[Start]

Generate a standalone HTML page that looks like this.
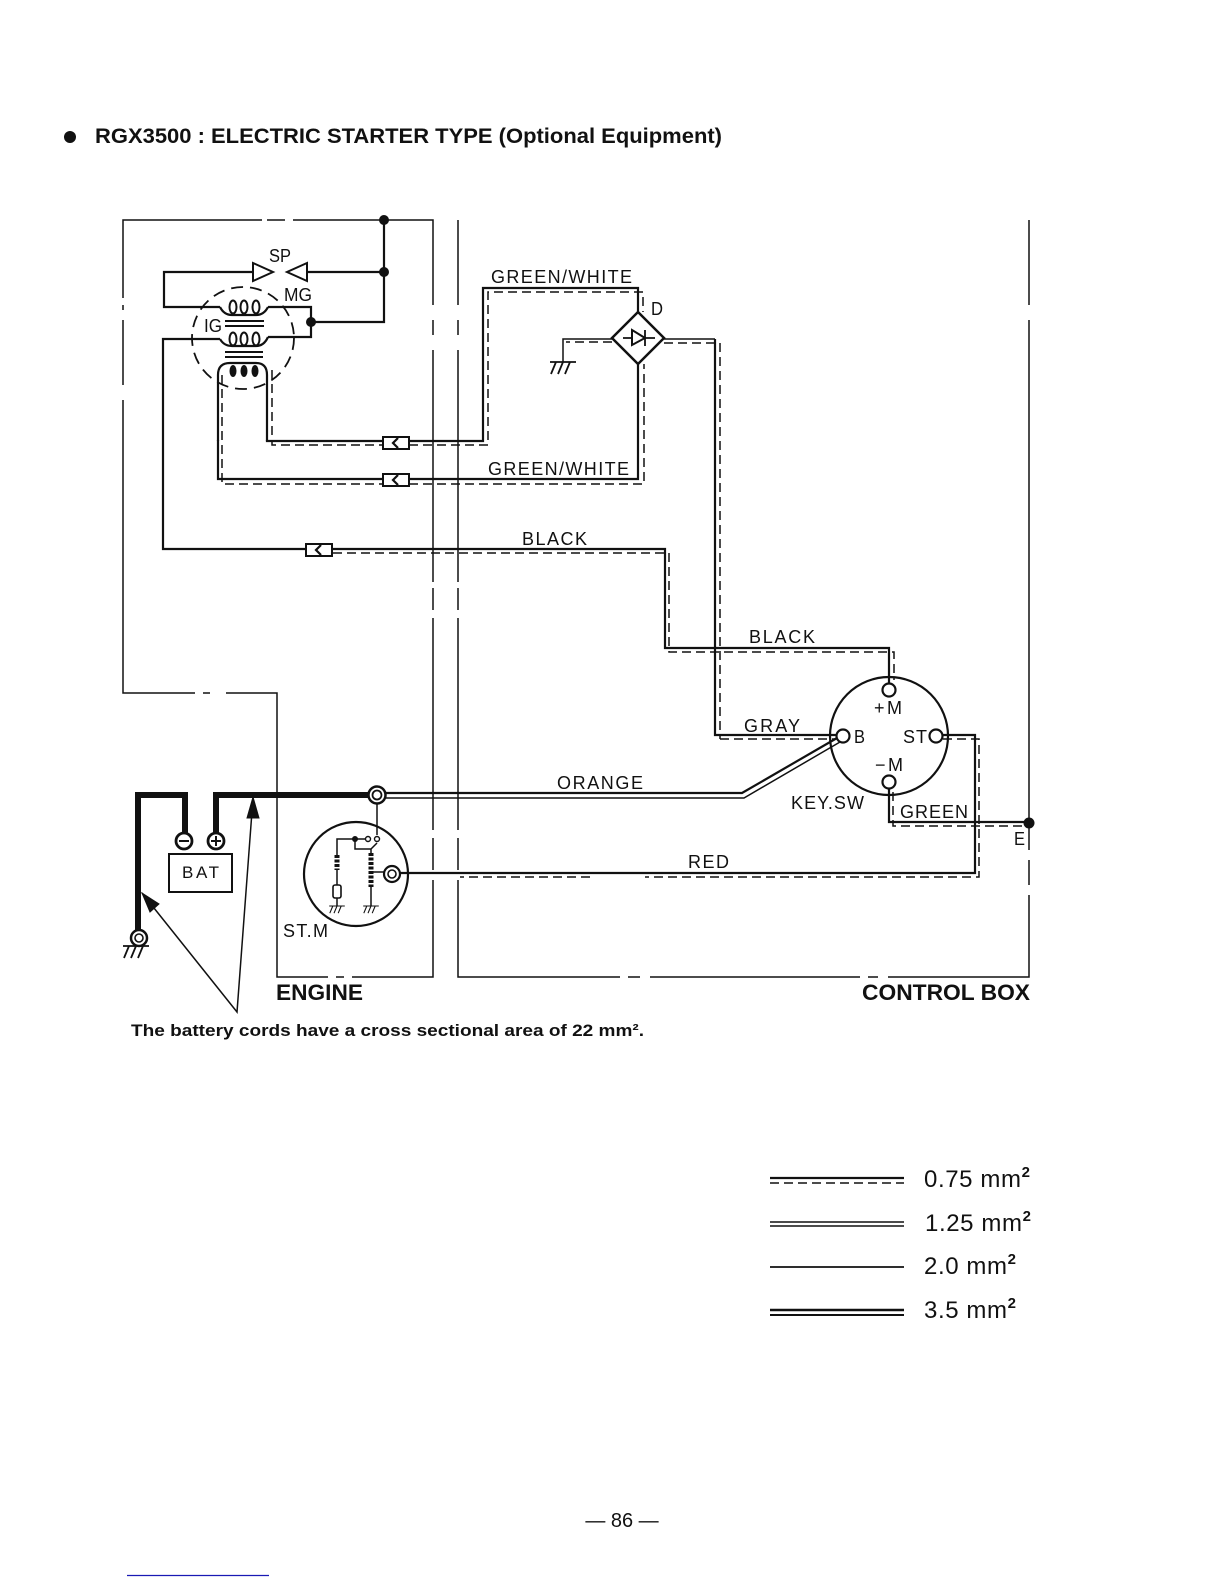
<!DOCTYPE html>
<html><head><meta charset="utf-8"><style>
html,body{margin:0;padding:0;background:#fff}
svg{display:block}
text{font-family:"Liberation Sans",sans-serif;fill:#111}
.w{fill:none;stroke:#111;stroke-width:2.2;stroke-linejoin:miter}
.t{fill:none;stroke:#111;stroke-width:1.5}
.d{fill:none;stroke:#111;stroke-width:1.5;stroke-dasharray:9 5}
.k{fill:none;stroke:#111;stroke-width:6}
.l{font-size:18px}
</style></head><body>
<svg width="1224" height="1584" viewBox="0 0 1224 1584" xmlns="http://www.w3.org/2000/svg">
<defs>
<g id="gnd"><path d="M-13 0H13M-7 0L-12 12M0 0L-5 12M7 0L2 12" fill="none" stroke="#111" stroke-width="1.8"/></g>
<g id="conn"><rect x="0" y="0" width="26" height="12" fill="#fff" stroke="#111" stroke-width="2"/><path d="M15 1L10 6L15 11" fill="none" stroke="#111" stroke-width="2.2"/></g>
</defs>
<circle cx="70" cy="137" r="6" fill="#111"/>
<text x="95" y="143" font-size="21" font-weight="bold" textLength="627" lengthAdjust="spacingAndGlyphs">RGX3500 : ELECTRIC STARTER TYPE (Optional Equipment)</text>

<!-- box outlines -->
<path class="t" d="M123 298V220H262M267 220H285M293 220H433V305M433 320V335M433 350V582M433 588V610M433 618V830M433 838V870M433 880V977H352M344 977H336M328 977H277V693H226M210 693H203M195 693H123V400M123 385V320M123 310V305"/>
<path class="t" d="M458 220V305M458 320V335M458 350V582M458 588V610M458 618V830M458 838V870M458 880V977H620M628 977H640M650 977H860M868 977H878M888 977H1029V895M1029 885V860M1029 850V320M1029 335V320M1029 305V220"/>

<!-- top wiring -->
<path class="w" d="M384 220V322H311M384 272H307M253 272H164V307H220M268 307H311V337H268M220 339H163V549H305"/>
<circle cx="384" cy="220" r="5" fill="#111"/><circle cx="384" cy="272" r="5" fill="#111"/><circle cx="311" cy="322" r="5" fill="#111"/>
<path d="M253 263L273 272L253 281Z M307 263L287 272L307 281Z" fill="#fff" stroke="#111" stroke-width="2"/>
<text class="l" x="269" y="262" textLength="22" lengthAdjust="spacingAndGlyphs">SP</text>
<text class="l" x="284" y="301" textLength="28" lengthAdjust="spacingAndGlyphs">MG</text>
<text class="l" x="204" y="332" textLength="18" lengthAdjust="spacingAndGlyphs">IG</text>
<circle cx="243" cy="338" r="51" fill="none" stroke="#111" stroke-width="1.8" stroke-dasharray="12 7"/>
<path class="w" d="M220 307Q224 315 232 315H256Q264 315 268 307M220 339Q224 346 232 346H256Q264 346 268 337M218 441V375Q218 363 230 363H256Q267 363 267 375V441"/>
<g fill="none" stroke="#111" stroke-width="2"><ellipse cx="233" cy="307" rx="3.5" ry="6.5"/><ellipse cx="244" cy="307" rx="3.5" ry="6.5"/><ellipse cx="256" cy="307" rx="3.5" ry="6.5"/><ellipse cx="233" cy="339" rx="3.5" ry="6.5"/><ellipse cx="244" cy="339" rx="3.5" ry="6.5"/><ellipse cx="256" cy="339" rx="3.5" ry="6.5"/></g>
<g fill="#111"><ellipse cx="233" cy="371" rx="3.5" ry="6"/><ellipse cx="244" cy="371" rx="3.5" ry="6"/><ellipse cx="255" cy="371" rx="3.5" ry="6"/></g>
<path d="M225 321H264M225 326H264M225 352H263M225 357H263" stroke="#111" stroke-width="2" fill="none"/>

<!-- ignition wiring -->
<path class="w" d="M218 440V479H383M267 440V441H383"/>
<path class="d" d="M222 375V484H383M272 370V445H383"/>
<path class="w" d="M409 441H483V288H638V312"/>
<path class="d" d="M409 445H488V292H643V312"/>
<path class="w" d="M409 479H638V364"/>
<path class="d" d="M409 484H644V364"/>
<use href="#conn" x="383" y="437"/><use href="#conn" x="383" y="474"/>
<text class="l" x="491" y="283" textLength="141" lengthAdjust="spacing">GREEN/WHITE</text>
<text class="l" x="488" y="475" textLength="141" lengthAdjust="spacing">GREEN/WHITE</text>
<text class="l" x="651" y="315" textLength="12" lengthAdjust="spacingAndGlyphs">D</text>

<!-- rectifier -->
<path d="M638 312L664 338L638 364L612 338Z" fill="#fff" stroke="#111" stroke-width="2.5"/>
<path d="M623 338H655M645 330V346" stroke="#111" stroke-width="1.8" fill="none"/><path d="M632 330L645 338L632 345Z" fill="#fff" stroke="#111" stroke-width="2"/>
<path class="t" d="M612 339H563V362"/>
<path class="d" d="M612 342H566"/>
<use href="#gnd" x="563" y="362"/>
<path class="t" d="M664 339H715"/><path class="d" d="M664 343H720V739"/>
<path class="w" d="M715 339V735H837"/>
<path class="d" d="M720 739H835"/>
<text class="l" x="744" y="732" textLength="56" lengthAdjust="spacing">GRAY</text>

<!-- black -->
<use href="#conn" x="306" y="544" />
<path class="w" d="M333 549H665V648H889V684"/>
<path class="d" d="M333 553H669V652H894V680"/>
<text class="l" x="522" y="545" font-size="17" textLength="65" lengthAdjust="spacing">BLACK</text>
<text class="l" x="749" y="643" textLength="66" lengthAdjust="spacing">BLACK</text>

<!-- key switch -->
<circle cx="889" cy="736" r="59" fill="none" stroke="#111" stroke-width="2.2"/>
<circle cx="889" cy="690" r="6.5" fill="#fff" stroke="#111" stroke-width="2.2"/>
<circle cx="889" cy="782" r="6.5" fill="#fff" stroke="#111" stroke-width="2.2"/>
<circle cx="843" cy="736" r="6.5" fill="#fff" stroke="#111" stroke-width="2.2"/>
<circle cx="936" cy="736" r="6.5" fill="#fff" stroke="#111" stroke-width="2.2"/>
<text class="l" x="874" y="714" textLength="28" lengthAdjust="spacing">+M</text>
<text class="l" x="854" y="743" textLength="11" lengthAdjust="spacingAndGlyphs">B</text>
<text class="l" x="903" y="743" textLength="24" lengthAdjust="spacing">ST</text>
<text class="l" x="875" y="771" textLength="28" lengthAdjust="spacing">−M</text>
<text class="l" x="791" y="809" textLength="73" lengthAdjust="spacing">KEY.SW</text>
<text class="l" x="900" y="818" textLength="68" lengthAdjust="spacing">GREEN</text>
<text class="l" x="1014" y="845" textLength="11" lengthAdjust="spacingAndGlyphs">E</text>
<path class="w" d="M943 735H975V873H400"/>
<path class="d" d="M943 739H979V877H645M590 877H460"/>
<path class="w" d="M889 789V822H1029"/>
<path class="d" d="M893 792V826H1029"/>
<circle cx="1029" cy="823" r="5.5" fill="#111"/>
<text class="l" x="688" y="868" textLength="41" lengthAdjust="spacing">RED</text>

<!-- orange -->
<path class="w" d="M386 793H742L837 738"/>
<path class="t" d="M386 798H744L840 742"/>
<text class="l" x="557" y="789" textLength="86" lengthAdjust="spacing">ORANGE</text>

<!-- battery -->
<path class="k" d="M138 932V795H185V833M216 833V795H368"/>
<circle cx="184" cy="841" r="8" fill="#fff" stroke="#111" stroke-width="2.8"/><path d="M179 841H189" stroke="#111" stroke-width="2"/>
<circle cx="216" cy="841" r="8" fill="#fff" stroke="#111" stroke-width="2.8"/><path d="M211 841H221M216 836V846" stroke="#111" stroke-width="2"/>
<rect x="169" y="854" width="63" height="38" fill="#fff" stroke="#111" stroke-width="2"/>
<text x="182" y="878" font-size="17" textLength="37" lengthAdjust="spacing">BAT</text>
<circle cx="377" cy="795" r="8.5" fill="#fff" stroke="#111" stroke-width="2.5"/><circle cx="377" cy="795" r="4.5" fill="none" stroke="#111" stroke-width="1.8"/>
<circle cx="139" cy="938" r="8" fill="#fff" stroke="#111" stroke-width="2.5"/><circle cx="139" cy="938" r="4" fill="none" stroke="#111" stroke-width="1.6"/>
<use href="#gnd" x="136" y="946"/>

<!-- starter -->
<path class="t" d="M377 804V835"/>
<circle cx="356" cy="874" r="52" fill="none" stroke="#111" stroke-width="2.2"/>
<path class="t" d="M368 839H337V855M337 870V885M337 898V906M355 839V849H371V853M371 887V906M371 872H384M377 843L371 849"/>
<circle cx="355" cy="839" r="3" fill="#111"/>
<circle cx="368" cy="839" r="2.5" fill="#fff" stroke="#111" stroke-width="1.4"/><circle cx="377" cy="839" r="2.5" fill="#fff" stroke="#111" stroke-width="1.4"/>
<path d="M337 855V870M371 853V887" stroke="#111" stroke-width="5" stroke-dasharray="3 1.5" fill="none"/>
<rect x="333" y="885" width="8" height="13" rx="2" fill="#fff" stroke="#111" stroke-width="1.6"/>
<g transform="translate(337 906) scale(.6)"><use href="#gnd"/></g><g transform="translate(371 906) scale(.6)"><use href="#gnd"/></g>
<circle cx="392" cy="874" r="8" fill="#fff" stroke="#111" stroke-width="2.2"/><circle cx="392" cy="874" r="4" fill="none" stroke="#111" stroke-width="1.6"/>
<text class="l" x="283" y="937" textLength="45" lengthAdjust="spacing">ST.M</text>

<!-- callout -->
<path class="t" d="M142 893L237 1012L253 798" stroke-width="1.3"/>
<path d="M142 893L159 904L150 912Z M253 797L259 818L247 818Z" fill="#111" stroke="#111"/>
<text x="276" y="1000" font-size="22" font-weight="bold" textLength="87" lengthAdjust="spacingAndGlyphs">ENGINE</text>
<text x="862" y="1000" font-size="22" font-weight="bold" textLength="168" lengthAdjust="spacingAndGlyphs">CONTROL BOX</text>
<text x="131" y="1036" font-size="17" font-weight="bold" textLength="513" lengthAdjust="spacingAndGlyphs">The battery cords have a cross sectional area of 22 mm².</text>

<!-- legend -->
<path d="M770 1178H904" stroke="#111" stroke-width="2.2"/><path class="d" d="M770 1183H904" stroke-width="1.6"/>
<path d="M770 1222H904M770 1226H904" stroke="#111" stroke-width="1.5"/>
<path d="M770 1267H904" stroke="#111" stroke-width="1.8"/>
<path d="M770 1310H904" stroke="#111" stroke-width="2.4"/><path d="M770 1315H904" stroke="#111" stroke-width="2"/>
<g font-size="24" letter-spacing=".6"><text x="924" y="1187">0.75 mm<tspan font-size="15" font-weight="bold" dy="-10">2</tspan></text>
<text x="925" y="1231">1.25 mm<tspan font-size="15" font-weight="bold" dy="-10">2</tspan></text>
<text x="924" y="1274">2.0 mm<tspan font-size="15" font-weight="bold" dy="-10">2</tspan></text>
<text x="924" y="1318">3.5 mm<tspan font-size="15" font-weight="bold" dy="-10">2</tspan></text></g>

<text x="622" y="1527" font-size="20" text-anchor="middle">— 86 —</text>
<path d="M127 1575.5H269" stroke="#1a1ab4" stroke-width="1.2"/>
</svg>
</body></html>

[End]

_Exercise objective_
Repeat the listing above from its first line through the line that contains "TYPE (Optional Equipment)</text>", both included, and nothing more. Drop the pictures.

_Task response_
Generate a standalone HTML page that looks like this.
<!DOCTYPE html>
<html><head><meta charset="utf-8"><style>
html,body{margin:0;padding:0;background:#fff}
svg{display:block}
text{font-family:"Liberation Sans",sans-serif;fill:#111}
.w{fill:none;stroke:#111;stroke-width:2.2;stroke-linejoin:miter}
.t{fill:none;stroke:#111;stroke-width:1.5}
.d{fill:none;stroke:#111;stroke-width:1.5;stroke-dasharray:9 5}
.k{fill:none;stroke:#111;stroke-width:6}
.l{font-size:18px}
</style></head><body>
<svg width="1224" height="1584" viewBox="0 0 1224 1584" xmlns="http://www.w3.org/2000/svg">
<defs>
<g id="gnd"><path d="M-13 0H13M-7 0L-12 12M0 0L-5 12M7 0L2 12" fill="none" stroke="#111" stroke-width="1.8"/></g>
<g id="conn"><rect x="0" y="0" width="26" height="12" fill="#fff" stroke="#111" stroke-width="2"/><path d="M15 1L10 6L15 11" fill="none" stroke="#111" stroke-width="2.2"/></g>
</defs>
<circle cx="70" cy="137" r="6" fill="#111"/>
<text x="95" y="143" font-size="21" font-weight="bold" textLength="627" lengthAdjust="spacingAndGlyphs">RGX3500 : ELECTRIC STARTER TYPE (Optional Equipment)</text>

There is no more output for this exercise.